Crock Pot Chicken Nachos

370 min

For a crowd-pleasing appetizer or an easy dinner, turn on your slow cooker and walk away. These Crock Pot Chicken Nachos require only a few ingredients and about 10 minutes of prep!

Ingredients

  • 1 (1 ounce) envelope taco seasoning
  • 2 lbs. boneless, skinless chicken breasts (or chicken thighs)
  • 1 (16 ounce) jar of salsa
  • 8 ounces tortilla chips (or more, as needed)
  • 2 cups shredded cheddar cheese (or more, as needed)
  • Additional toppings: sliced black olives, sliced green onions, guacamole, avocado, sour cream, salsa, or jalapeno peppers

Directions

  1. 1

    Spray slow cooker with nonstick cooking spray.
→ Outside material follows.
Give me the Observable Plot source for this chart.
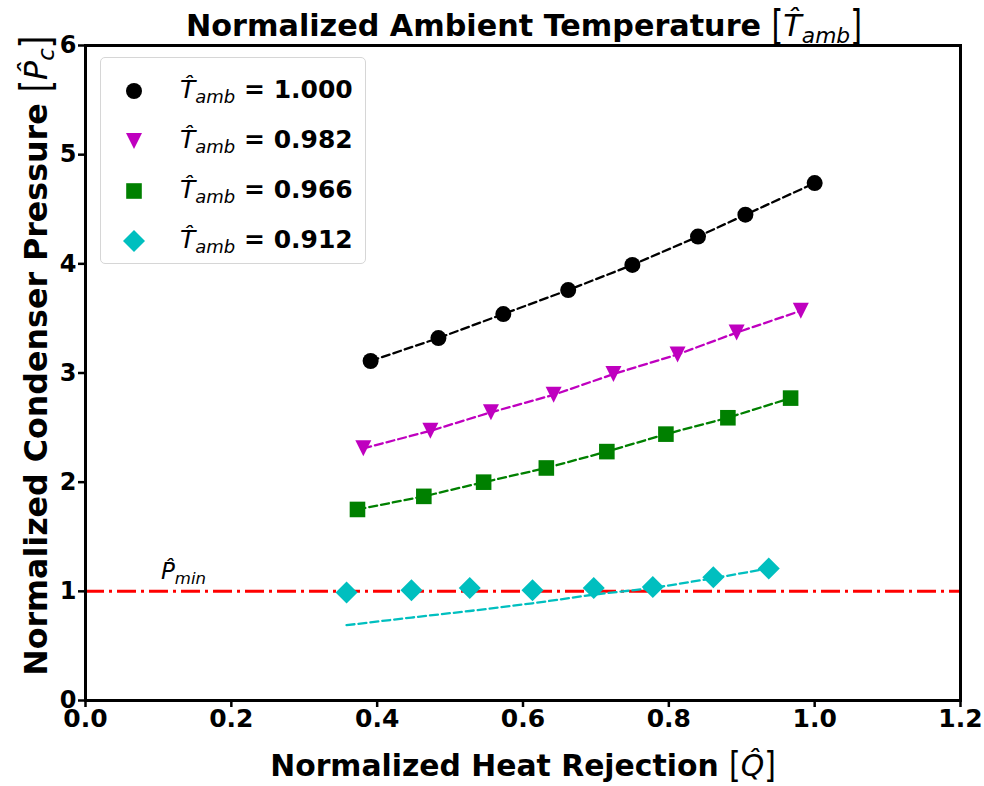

Place chicken in bottom of slow cooker, sprinkle with taco seasoning, and pour salsa over top. Cook on HIGH for 2-3 hours, or on LOW for 4-6 hours. When chicken is finished cooking, shred with a fork and return to slow cooker.

  2. 2

    Keep chicken warm in slow cooker until ready to serve nachos.

  3. 3

    Place tortilla chips on a large serving platter (or a rimmed baking sheet). Spoon hot, shredded chicken over tortilla chips and top with shredded cheese. The cheese will melt from the heat of the chicken; or you can place the nachos under the broiler for a few minutes to get the cheese crispy and browned on top. Garnish with additional toppings of choice!